P: Very little has, in essence; it is a very simple process of cutting a groove into a lacquer-coated aluminium disc which has hardly changed since the 1930s. Over the years, there has been refinement of the process – computers designed in the 70s and 80s designed to fit more audio on a disc, and at a higher fidelity for example, but in essence, what we are doing has not changed.
MT: What is half-speed mastering?
P: It’s one of the best ways we have to make a record sound better. The groove on the record is a direct representation of the acoustic sound, so the more detail you can get in that groove, the more audio detail will be reproduced.
High frequencies, for example, can be very difficult to cut, as the stylus cutting the groove has to move very quickly, slowing the whole process means it has more time to cut the groove, and therefore can put more detail in. We play back the audio at half the original speed, and spin the turntable at 16 rpm, so when you play it back at 33 rpm, everything is back to normal speed, but sounding better than if we’d cut it at 33 rpm.

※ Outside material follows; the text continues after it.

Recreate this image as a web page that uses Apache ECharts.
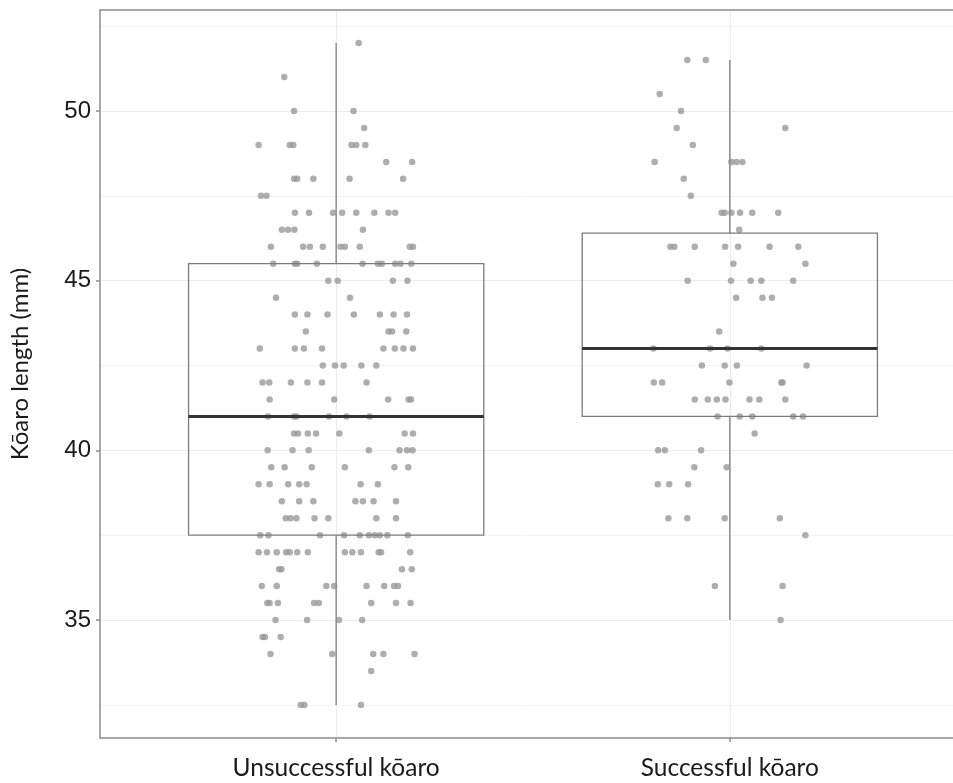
<!DOCTYPE html>
<html>
<head>
<meta charset="utf-8">
<title>Kōaro length</title>
<script src="https://cdn.jsdelivr.net/npm/echarts@6/dist/echarts.min.js"></script>
<style>
  html, body { margin: 0; padding: 0; background: #fff; }
  #chart { width: 953px; height: 783px; }
</style>
</head>
<body>
<div id="chart"></div>
<script>
const categories = ['Unsuccessful kōaro', 'Successful kōaro']

// [lower whisker, Q1, median, Q3, upper whisker]
const boxStats = [
  [32.5, 37.5, 41, 45.5, 52],
  [35, 41, 43, 46.4, 51.5]
]

const yTicks = [35, 40, 45, 50]
const yMinorLines = [32.5, 37.5, 42.5, 47.5, 52.5]

// jittered points: [horizontal jitter, length mm]
const unsuccessfulPoints = [
  [0.057, 52], [-0.132, 51], [-0.107, 50], [0.044, 50], [0.071, 49.5],
  [-0.197, 49], [-0.118, 49], [-0.109, 49], [0.039, 49], [0.051, 49], [0.074, 49],
  [0.127, 48.5], [0.193, 48.5],
  [-0.107, 48], [-0.099, 48], [-0.058, 48], [0.034, 48], [0.170, 48],
  [-0.191, 47.5], [-0.177, 47.5],
  [-0.105, 47], [-0.069, 47], [-0.008, 47], [0.015, 47], [0.051, 47], [0.097, 47], [0.133, 47], [0.150, 47],
  [-0.138, 46.5], [-0.122, 46.5], [-0.106, 46.5], [0.068, 46.5],
  [-0.166, 46], [-0.084, 46], [-0.067, 46], [-0.034, 46], [0.011, 46], [0.022, 46], [0.060, 46], [0.187, 46], [0.195, 46],
  [-0.160, 45.5], [-0.105, 45.5], [-0.099, 45.5], [-0.049, 45.5], [0.067, 45.5], [0.106, 45.5], [0.116, 45.5], [0.150, 45.5], [0.163, 45.5], [0.191, 45.5],
  [-0.020, 45], [0.004, 45], [0.144, 45], [0.181, 45],
  [-0.153, 44.5], [0.035, 44.5],
  [-0.105, 44], [-0.073, 44], [-0.022, 44], [0.045, 44], [0.111, 44], [0.146, 44], [0.180, 44],
  [-0.077, 43.5], [0.133, 43.5], [0.142, 43.5], [0.178, 43.5],
  [-0.194, 43], [-0.105, 43], [-0.082, 43], [-0.036, 43], [0.120, 43], [0.149, 43], [0.171, 43], [0.195, 43],
  [-0.034, 42.5], [-0.003, 42.5], [0.019, 42.5], [0.064, 42.5], [0.102, 42.5],
  [-0.187, 42], [-0.170, 42], [-0.115, 42], [-0.073, 42], [-0.036, 42], [0.077, 42],
  [-0.169, 41.5], [-0.005, 41.5], [0.132, 41.5], [0.184, 41.5], [0.190, 41.5],
  [-0.173, 41], [-0.107, 41], [-0.101, 41], [-0.018, 41], [0.026, 41], [0.085, 41],
  [-0.107, 40.5], [-0.097, 40.5], [-0.072, 40.5], [-0.051, 40.5], [0.008, 40.5], [0.174, 40.5], [0.195, 40.5],
  [-0.174, 40], [-0.111, 40], [-0.070, 40], [0.083, 40], [0.161, 40], [0.180, 40], [0.194, 40],
  [-0.165, 39.5], [-0.131, 39.5], [-0.062, 39.5], [0.022, 39.5], [0.148, 39.5], [0.183, 39.5],
  [-0.197, 39], [-0.169, 39], [-0.122, 39], [-0.094, 39], [-0.075, 39], [0.062, 39], [0.106, 39],
  [-0.138, 38.5], [-0.094, 38.5], [-0.058, 38.5], [0.049, 38.5], [0.068, 38.5], [0.095, 38.5], [0.152, 38.5],
  [-0.128, 38], [-0.116, 38], [-0.101, 38], [-0.055, 38], [-0.020, 38], [0.102, 38], [0.152, 38],
  [-0.193, 37.5], [-0.172, 37.5], [-0.041, 37.5], [0.020, 37.5], [0.060, 37.5], [0.083, 37.5], [0.098, 37.5], [0.111, 37.5], [0.130, 37.5], [0.182, 37.5],
  [-0.197, 37], [-0.176, 37], [-0.151, 37], [-0.127, 37], [-0.118, 37], [-0.099, 37], [-0.072, 37], [0.022, 37], [0.041, 37], [0.063, 37], [0.108, 37], [0.114, 37], [0.188, 37],
  [-0.145, 36.5], [-0.139, 36.5], [0.167, 36.5], [0.192, 36.5],
  [-0.189, 36], [-0.151, 36], [-0.025, 36], [-0.005, 36], [0.077, 36], [0.122, 36], [0.147, 36], [0.157, 36],
  [-0.175, 35.5], [-0.169, 35.5], [-0.148, 35.5], [-0.056, 35.5], [-0.044, 35.5], [0.089, 35.5], [0.152, 35.5], [0.189, 35.5],
  [-0.154, 35], [-0.074, 35], [0.007, 35], [0.066, 35],
  [-0.187, 34.5], [-0.181, 34.5], [-0.141, 34.5],
  [-0.167, 34], [-0.010, 34], [0.094, 34], [0.120, 34], [0.199, 34],
  [0.089, 33.5],
  [-0.090, 32.5], [-0.081, 32.5], [0.063, 32.5]
]

const successfulPoints = [
  [-0.108, 51.5], [-0.061, 51.5], [-0.178, 50.5], [-0.124, 50],
  [-0.135, 49.5], [0.141, 49.5], [-0.094, 49],
  [-0.191, 48.5], [0.004, 48.5], [0.017, 48.5], [0.032, 48.5],
  [-0.117, 48], [-0.099, 47.5],
  [-0.021, 47], [-0.013, 47], [0.004, 47], [0.026, 47], [0.057, 47], [0.123, 47],
  [0.024, 46.5],
  [-0.151, 46], [-0.141, 46], [-0.089, 46], [-0.012, 46], [0.021, 46], [0.101, 46], [0.174, 46],
  [0.009, 45.5], [0.192, 45.5],
  [-0.107, 45], [0.003, 45], [0.053, 45], [0.080, 45], [0.161, 45],
  [0.016, 44.5], [0.083, 44.5], [0.107, 44.5],
  [-0.027, 43.5],
  [-0.194, 43], [-0.050, 43], [-0.006, 43], [0.080, 43],
  [-0.071, 42.5], [-0.013, 42.5], [0.018, 42.5], [0.195, 42.5],
  [-0.193, 42], [-0.172, 42], [-0.001, 42], [0.131, 42], [0.134, 42],
  [-0.089, 41.5], [-0.056, 41.5], [-0.033, 41.5], [-0.011, 41.5], [0.050, 41.5], [0.075, 41.5], [0.141, 41.5],
  [-0.031, 41], [0.025, 41], [0.057, 41], [0.161, 41], [0.186, 41],
  [0.063, 40.5],
  [-0.182, 40], [-0.165, 40], [-0.073, 40],
  [-0.090, 39.5], [-0.008, 39.5],
  [-0.183, 39], [-0.154, 39], [-0.106, 39],
  [-0.156, 38], [-0.108, 38], [-0.013, 38], [0.127, 38],
  [0.192, 37.5],
  [-0.038, 36], [0.134, 36],
  [0.129, 35]
]

const chart = echarts.init(document.getElementById('chart'))

const pointsAt = (pts, pos) => pts.map(p => [pos + p[0], p[1]])
const boxData = boxStats.map((s, i) => [i + 1].concat(s))

const boxWidth = 0.75
const renderBox = (params, api) => {
  const x = api.value(0)
  const low = api.coord([x, api.value(1)])
  const q1 = api.coord([x, api.value(2)])
  const med = api.coord([x, api.value(3)])
  const q3 = api.coord([x, api.value(4)])
  const high = api.coord([x, api.value(5)])
  const left = api.coord([x - boxWidth / 2, api.value(3)])[0]
  const right = api.coord([x + boxWidth / 2, api.value(3)])[0]
  const whisker = { stroke: '#8e8e8e', lineWidth: 1.5 }
  return {
    type: 'group',
    children: [
      { type: 'line', shape: { x1: high[0], y1: high[1], x2: q3[0], y2: q3[1] }, style: whisker },
      { type: 'line', shape: { x1: q1[0], y1: q1[1], x2: low[0], y2: low[1] }, style: whisker },
      {
        type: 'rect',
        shape: { x: left, y: q3[1], width: right - left, height: q1[1] - q3[1] },
        style: { fill: 'none', stroke: '#7c7c7c', lineWidth: 1.3 }
      },
      { type: 'line', shape: { x1: left, y1: med[1], x2: right, y2: med[1] }, style: { stroke: '#333', lineWidth: 3 } }
    ]
  }
}

const frameLine = { show: true, lineStyle: { color: '#8c8c8c', width: 1.5 } }

chart.setOption({
  animation: false,
  grid: {
    left: 98,
    right: 0,
    top: 10,
    bottom: 45
  },
  xAxis: [
    {
      type: 'value',
      min: 0.4,
      max: 2.567,
      axisLine: frameLine,
      axisTick: {
        show: true,
        length: 4,
        customValues: [1, 2],
        lineStyle: { color: '#8c8c8c', width: 1.5 }
      },
      axisLabel: {
        customValues: [1, 2],
        formatter: v => categories[Math.round(v) - 1],
        margin: 18,
        fontSize: 24.5,
        fontFamily: 'Lato',
        color: '#1a1a1a'
      },
      splitLine: { show: true, lineStyle: { color: '#ececec', width: 1.2 } }
    },
    {
      type: 'value',
      position: 'top',
      min: 0.4,
      max: 2.567,
      axisLine: frameLine,
      axisTick: { show: false },
      axisLabel: { show: false },
      splitLine: { show: false }
    }
  ],
  yAxis: [
    {
      type: 'value',
      min: 31.525,
      max: 52.975,
      name: 'Kōaro length (mm)',
      nameLocation: 'middle',
      nameGap: 68,
      nameTextStyle: { fontSize: 24, fontFamily: 'Lato', color: '#1a1a1a', padding: [0, 0, 0, 20] },
      axisLine: frameLine,
      axisTick: {
        show: true,
        length: 4,
        customValues: yTicks,
        lineStyle: { color: '#8c8c8c', width: 1.5 }
      },
      axisLabel: {
        customValues: yTicks,
        margin: 9,
        fontSize: 24,
        fontFamily: 'Liberation Sans',
        color: '#1a1a1a'
      },
      splitLine: { show: true, lineStyle: { color: '#ececec', width: 1.2 } }
    },
    {
      type: 'value',
      min: 31.525,
      max: 52.975,
      axisLine: { show: false },
      axisTick: { show: false, customValues: yMinorLines },
      axisLabel: { show: false, customValues: yMinorLines },
      splitLine: { show: true, lineStyle: { color: '#f4f4f4', width: 1 } }
    }
  ],
  series: [
    {
      name: categories[0],
      type: 'scatter',
      data: pointsAt(unsuccessfulPoints, 1),
      symbolSize: 6.5,
      itemStyle: { color: '#9a9a9a' },
      z: 2
    },
    {
      name: categories[1],
      type: 'scatter',
      data: pointsAt(successfulPoints, 2),
      symbolSize: 6.5,
      itemStyle: { color: '#9a9a9a' },
      z: 2
    },
    {
      type: 'custom',
      data: boxData,
      renderItem: renderBox,
      encode: { x: 0, y: [1, 2, 3, 4, 5] },
      z: 3
    }
  ]
})
</script>
</body>
</html>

MT: Do half-speed cuts improve all kinds of music?
P: Yes, every area of the audio sounds better when cut at half speed. So for dance music, you will get a tighter, punchier bass; pop benefits from the stability of the centre image and clarity of the vocal, and the open, clear top end sounds great on classical recordings.
MT: Are there any downsides to working at half-speed?
P: Only for the engineer doing the cut. Several of the processes done when cutting at full speed don’t work the same at half speed, because they are frequency specific. For example, sibilance has to be very carefully controlled on vinyl, but that processing has to be done beforehand for a half speed cut, as the top-end frequencies which need taming are now in midrange.